14. Cloverfield (2008, Reeves)
Despite the recent binge of intelligent monster movies, there have always been smarter than average entries in the genre such as King Kong (1933) and Godzilla (1954). Not to mention another entry in this list that’s been previously noted, The Host (2006). Some have argued that Cloverfield is in fact a reflection of September 11, that horrific day when America was attacked and New York City was turned into a war zone, although not to the effect as showcased in the movie. I agree with them on that point, and its what makes Cloverfield an interesting horror/monster film and why I like monster movies: they echo our fears and paranoia about the unknown causing death and destruction upon our homes without warning. Some criticize the use of “Found Footage” style camerawork in this movie, but I like that style of film making especially in this case since it fits the chaotic and brutal nature of the creature’s attack on New York City, the reactions of a group of people that are the film’s main characters, and the military’s futile attempts to battle and deal with the monster. The first attack is particularly harrowing to watch, as the people at a party witness the early period of mayhem wrought by the great ugly beast.
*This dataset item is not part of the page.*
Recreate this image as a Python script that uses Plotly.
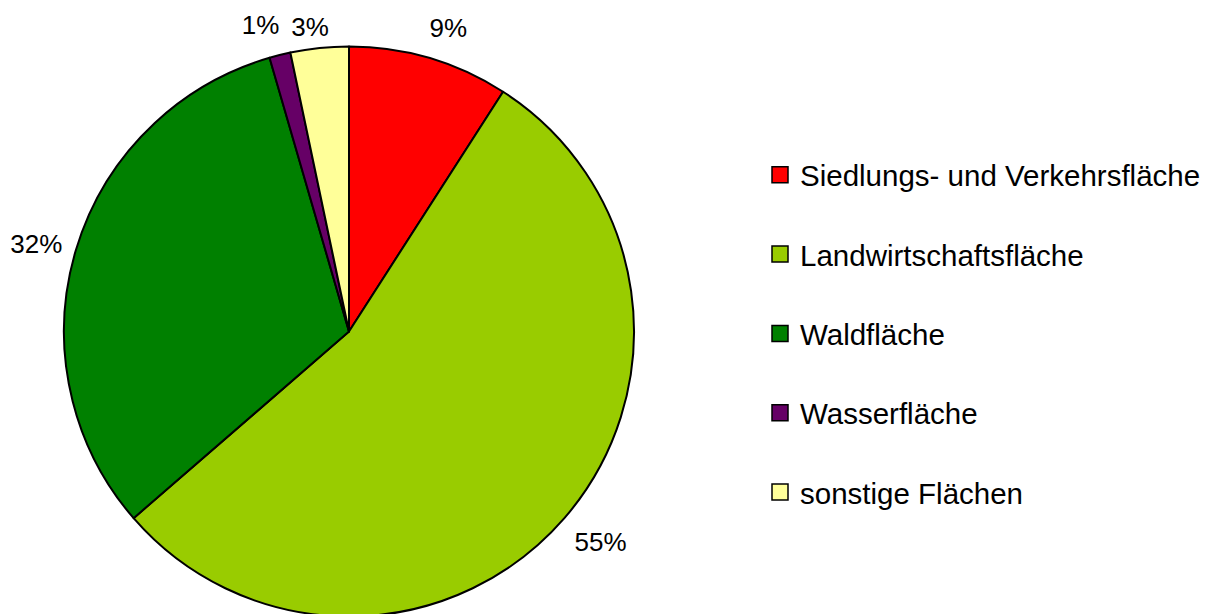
import plotly.graph_objects as go

labels = ["Siedlungs- und Verkehrsfläche", "Landwirtschaftsfläche", "Waldfläche",
          "Wasserfläche", "sonstige Flächen"]
values = [9.1, 54.6, 31.9, 1.2, 3.3]
colors = ["#FF0000", "#99CC00", "#008000", "#660066", "#FFFF99"]

W, H = 1211, 614
FONT = "Liberation Sans, Arial, sans-serif"
OFF = 8  # page offset of the figure div

# pie geometry (screen px)
PIE_CX, PIE_CY, PIE_R = 349, 331.5, 285
# label placement helpers: one invisible carrier pie per slice label (cx, cy, r in screen px)
LABEL_GEOM = [(341.8, 315.0, 285), (378.8, 373.0, 249), (343.1, 326.3, 285),
              (355.9, 316.0, 285), (365.8, 325.0, 285)]


def domain(cx, cy, r):
    cx -= OFF
    cy -= OFF
    return dict(x=[max(0, (cx - r) / W), min(1, (cx + r) / W)],
                y=[max(0, (H - (cy + r)) / H), min(1, (H - (cy - r)) / H)])


common = dict(labels=labels, values=values, sort=False, direction="clockwise",
              rotation=0, texttemplate="%{percent:.0%}", showlegend=False,
              textfont=dict(family=FONT, size=26, color="black"))

fig = go.Figure()
fig.add_trace(go.Pie(
    **common,
    marker=dict(colors=colors, line=dict(color="black", width=2)),
    textposition="none", hoverinfo="label+percent",
    domain=domain(PIE_CX, PIE_CY, PIE_R),
))
for i, geom in enumerate(LABEL_GEOM):
    fig.add_trace(go.Pie(
        **common,
        marker=dict(colors=["rgba(0,0,0,0)"] * len(values), line=dict(width=0)),
        textposition=["outside" if j == i else "none" for j in range(len(values))],
        hoverinfo="skip", domain=domain(*geom),
    ))

# legend entries
for lab, col in zip(labels, colors):
    fig.add_trace(go.Scatter(
        x=[None], y=[None], mode="markers", name=lab, legendgroup=lab,
        marker=dict(symbol="square", size=16, color=col, line=dict(color="black", width=1.5)),
    ))

fig.update_layout(
    width=W, height=H, margin=dict(l=0, r=0, t=0, b=0, autoexpand=False),
    paper_bgcolor="white", plot_bgcolor="white",
    xaxis=dict(visible=False), yaxis=dict(visible=False),
    legend=dict(x=752 / W, y=1 - 141 / H, xanchor="left", yanchor="top",
                font=dict(family=FONT, size=29.5, color="black"),
                tracegroupgap=38, itemwidth=30, bgcolor="rgba(0,0,0,0)"),
    font=dict(family=FONT),
)
fig.write_html("out.html")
Most of the film isn’t particularly scary, however the monster itself is pretty freaky and great to look at in terms of Lovecraftian design and style. With a bit of Godzilla mixed in for good measure, which is a nice touch. The tunnel scene however scared the hell out of me, largely because you cannot see what happens. You only hear the screams and the sounds of creepy crawly things going bump in the black, a dark nightmare that is really happening onscreen. Its a good thing I didn’t watch this movie in the theater, as I yelled several curse words while viewing that part of the movie at home. There is also the fact that this movie is completely serious, as past monster movies have needed to feature humor or be campy. Cloverfield is a near great film due to playing the material straight, and for being tragic and meaningful, putting the viewer in the middle of a truly bad day. For some, myself included, they recall a day of horror that we witnessed via the TV. For the unlucky others, though, they saw the events of 9-11 in person, just like the people in Cloverfield. I pity them.